▸ COLLECTED MATERIAL:
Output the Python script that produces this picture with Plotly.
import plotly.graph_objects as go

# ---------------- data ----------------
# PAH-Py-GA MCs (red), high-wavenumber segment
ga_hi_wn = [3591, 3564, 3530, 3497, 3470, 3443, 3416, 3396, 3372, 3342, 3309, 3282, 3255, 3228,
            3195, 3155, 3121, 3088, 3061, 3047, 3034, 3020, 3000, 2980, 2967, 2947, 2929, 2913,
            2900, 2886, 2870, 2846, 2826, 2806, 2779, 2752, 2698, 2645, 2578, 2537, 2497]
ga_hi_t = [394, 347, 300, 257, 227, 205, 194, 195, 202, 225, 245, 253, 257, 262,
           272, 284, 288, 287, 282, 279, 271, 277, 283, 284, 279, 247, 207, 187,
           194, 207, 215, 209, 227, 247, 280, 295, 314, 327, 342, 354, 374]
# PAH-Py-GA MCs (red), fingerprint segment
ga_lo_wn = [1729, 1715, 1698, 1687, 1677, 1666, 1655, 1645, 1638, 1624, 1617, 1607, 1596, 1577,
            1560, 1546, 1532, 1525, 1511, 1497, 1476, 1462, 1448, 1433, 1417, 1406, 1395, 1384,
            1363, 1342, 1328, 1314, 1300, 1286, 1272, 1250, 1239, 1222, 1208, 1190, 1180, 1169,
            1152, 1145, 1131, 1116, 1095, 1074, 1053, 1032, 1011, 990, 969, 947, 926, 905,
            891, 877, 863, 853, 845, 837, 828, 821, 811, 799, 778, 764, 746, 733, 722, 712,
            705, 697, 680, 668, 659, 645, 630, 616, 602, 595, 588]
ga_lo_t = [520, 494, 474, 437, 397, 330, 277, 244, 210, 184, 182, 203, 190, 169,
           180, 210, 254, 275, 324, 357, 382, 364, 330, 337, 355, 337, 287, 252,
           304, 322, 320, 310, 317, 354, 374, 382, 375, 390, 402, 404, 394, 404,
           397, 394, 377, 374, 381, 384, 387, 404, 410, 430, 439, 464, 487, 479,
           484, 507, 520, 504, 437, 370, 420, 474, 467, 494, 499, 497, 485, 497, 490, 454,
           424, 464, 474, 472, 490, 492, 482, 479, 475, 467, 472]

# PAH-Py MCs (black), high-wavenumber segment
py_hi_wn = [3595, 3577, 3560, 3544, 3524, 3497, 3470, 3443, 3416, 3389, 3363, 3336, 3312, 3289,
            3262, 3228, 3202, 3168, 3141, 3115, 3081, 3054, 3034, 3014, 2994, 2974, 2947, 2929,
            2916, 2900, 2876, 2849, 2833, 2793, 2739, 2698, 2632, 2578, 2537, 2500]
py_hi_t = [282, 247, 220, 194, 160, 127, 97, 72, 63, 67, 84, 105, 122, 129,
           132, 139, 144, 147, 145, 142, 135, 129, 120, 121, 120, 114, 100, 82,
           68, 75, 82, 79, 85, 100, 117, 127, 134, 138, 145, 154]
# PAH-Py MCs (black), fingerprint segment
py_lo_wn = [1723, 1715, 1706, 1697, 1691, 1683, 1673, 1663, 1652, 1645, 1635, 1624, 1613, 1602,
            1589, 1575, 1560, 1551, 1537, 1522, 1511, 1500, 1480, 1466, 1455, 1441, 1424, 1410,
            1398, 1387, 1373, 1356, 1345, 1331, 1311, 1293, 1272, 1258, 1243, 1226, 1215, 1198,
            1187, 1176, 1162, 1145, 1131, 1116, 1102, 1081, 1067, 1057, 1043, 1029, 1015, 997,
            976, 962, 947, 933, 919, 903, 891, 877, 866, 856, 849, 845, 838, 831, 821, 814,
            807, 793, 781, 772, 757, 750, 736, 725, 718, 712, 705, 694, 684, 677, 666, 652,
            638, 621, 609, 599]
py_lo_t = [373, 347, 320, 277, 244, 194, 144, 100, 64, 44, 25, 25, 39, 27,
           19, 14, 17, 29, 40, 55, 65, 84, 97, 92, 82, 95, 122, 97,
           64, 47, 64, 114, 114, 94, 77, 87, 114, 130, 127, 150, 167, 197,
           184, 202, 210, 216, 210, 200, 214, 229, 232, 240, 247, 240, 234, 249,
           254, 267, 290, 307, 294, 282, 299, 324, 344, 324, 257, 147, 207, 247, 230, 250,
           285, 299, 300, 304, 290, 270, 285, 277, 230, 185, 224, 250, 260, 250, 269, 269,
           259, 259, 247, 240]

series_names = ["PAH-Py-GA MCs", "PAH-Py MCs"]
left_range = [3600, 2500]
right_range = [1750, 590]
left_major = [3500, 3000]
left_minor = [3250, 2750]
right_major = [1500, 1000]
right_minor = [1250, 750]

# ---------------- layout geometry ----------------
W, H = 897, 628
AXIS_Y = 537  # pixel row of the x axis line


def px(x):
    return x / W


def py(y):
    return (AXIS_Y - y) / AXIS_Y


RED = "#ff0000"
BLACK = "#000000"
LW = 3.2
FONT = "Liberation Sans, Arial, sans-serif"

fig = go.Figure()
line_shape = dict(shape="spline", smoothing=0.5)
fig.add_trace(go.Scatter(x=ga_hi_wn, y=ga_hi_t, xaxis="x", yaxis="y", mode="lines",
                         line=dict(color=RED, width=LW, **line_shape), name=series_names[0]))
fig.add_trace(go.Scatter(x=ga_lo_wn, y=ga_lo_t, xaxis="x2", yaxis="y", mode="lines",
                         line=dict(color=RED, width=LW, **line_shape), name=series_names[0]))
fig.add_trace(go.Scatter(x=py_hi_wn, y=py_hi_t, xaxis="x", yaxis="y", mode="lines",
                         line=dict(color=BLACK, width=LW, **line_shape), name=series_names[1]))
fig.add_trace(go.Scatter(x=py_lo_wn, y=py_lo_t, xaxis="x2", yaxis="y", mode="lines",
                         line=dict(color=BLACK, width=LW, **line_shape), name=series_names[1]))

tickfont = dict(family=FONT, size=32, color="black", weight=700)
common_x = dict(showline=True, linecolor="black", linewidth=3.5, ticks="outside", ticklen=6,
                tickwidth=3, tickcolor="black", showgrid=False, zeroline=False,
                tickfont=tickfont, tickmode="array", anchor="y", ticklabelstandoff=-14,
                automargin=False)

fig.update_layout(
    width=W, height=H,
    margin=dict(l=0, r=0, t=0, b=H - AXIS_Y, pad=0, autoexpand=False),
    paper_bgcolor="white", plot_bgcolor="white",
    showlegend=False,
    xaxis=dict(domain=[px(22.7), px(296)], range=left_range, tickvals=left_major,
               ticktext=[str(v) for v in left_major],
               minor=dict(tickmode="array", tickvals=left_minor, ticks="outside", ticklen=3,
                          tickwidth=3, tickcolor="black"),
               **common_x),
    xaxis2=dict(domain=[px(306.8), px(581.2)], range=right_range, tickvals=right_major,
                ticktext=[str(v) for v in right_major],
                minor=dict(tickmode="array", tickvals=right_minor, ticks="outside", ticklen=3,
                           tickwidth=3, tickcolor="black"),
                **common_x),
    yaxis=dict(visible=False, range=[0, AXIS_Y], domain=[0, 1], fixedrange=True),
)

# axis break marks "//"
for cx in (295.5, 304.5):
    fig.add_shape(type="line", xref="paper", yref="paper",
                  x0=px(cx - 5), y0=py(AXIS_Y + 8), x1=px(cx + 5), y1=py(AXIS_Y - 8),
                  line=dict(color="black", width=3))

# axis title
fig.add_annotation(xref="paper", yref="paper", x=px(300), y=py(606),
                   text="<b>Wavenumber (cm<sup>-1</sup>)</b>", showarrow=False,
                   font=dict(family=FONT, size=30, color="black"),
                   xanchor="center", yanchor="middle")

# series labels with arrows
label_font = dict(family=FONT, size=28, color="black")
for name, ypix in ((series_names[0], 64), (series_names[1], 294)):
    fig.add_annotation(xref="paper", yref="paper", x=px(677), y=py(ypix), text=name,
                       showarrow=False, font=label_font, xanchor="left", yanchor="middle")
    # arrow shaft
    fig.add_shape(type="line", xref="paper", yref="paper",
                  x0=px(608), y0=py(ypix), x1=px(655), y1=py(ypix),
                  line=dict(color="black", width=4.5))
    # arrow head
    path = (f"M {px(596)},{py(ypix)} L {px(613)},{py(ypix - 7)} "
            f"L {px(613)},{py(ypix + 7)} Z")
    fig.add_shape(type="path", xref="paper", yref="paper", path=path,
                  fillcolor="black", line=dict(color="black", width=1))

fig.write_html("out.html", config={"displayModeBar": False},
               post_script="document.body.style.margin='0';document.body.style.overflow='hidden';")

▸ INSTRUCTIONS FOR THE TASK: Report the number of lines in the listing where the string "with" appears, and nothing besides.

▸ WORKED SOLUTION: 2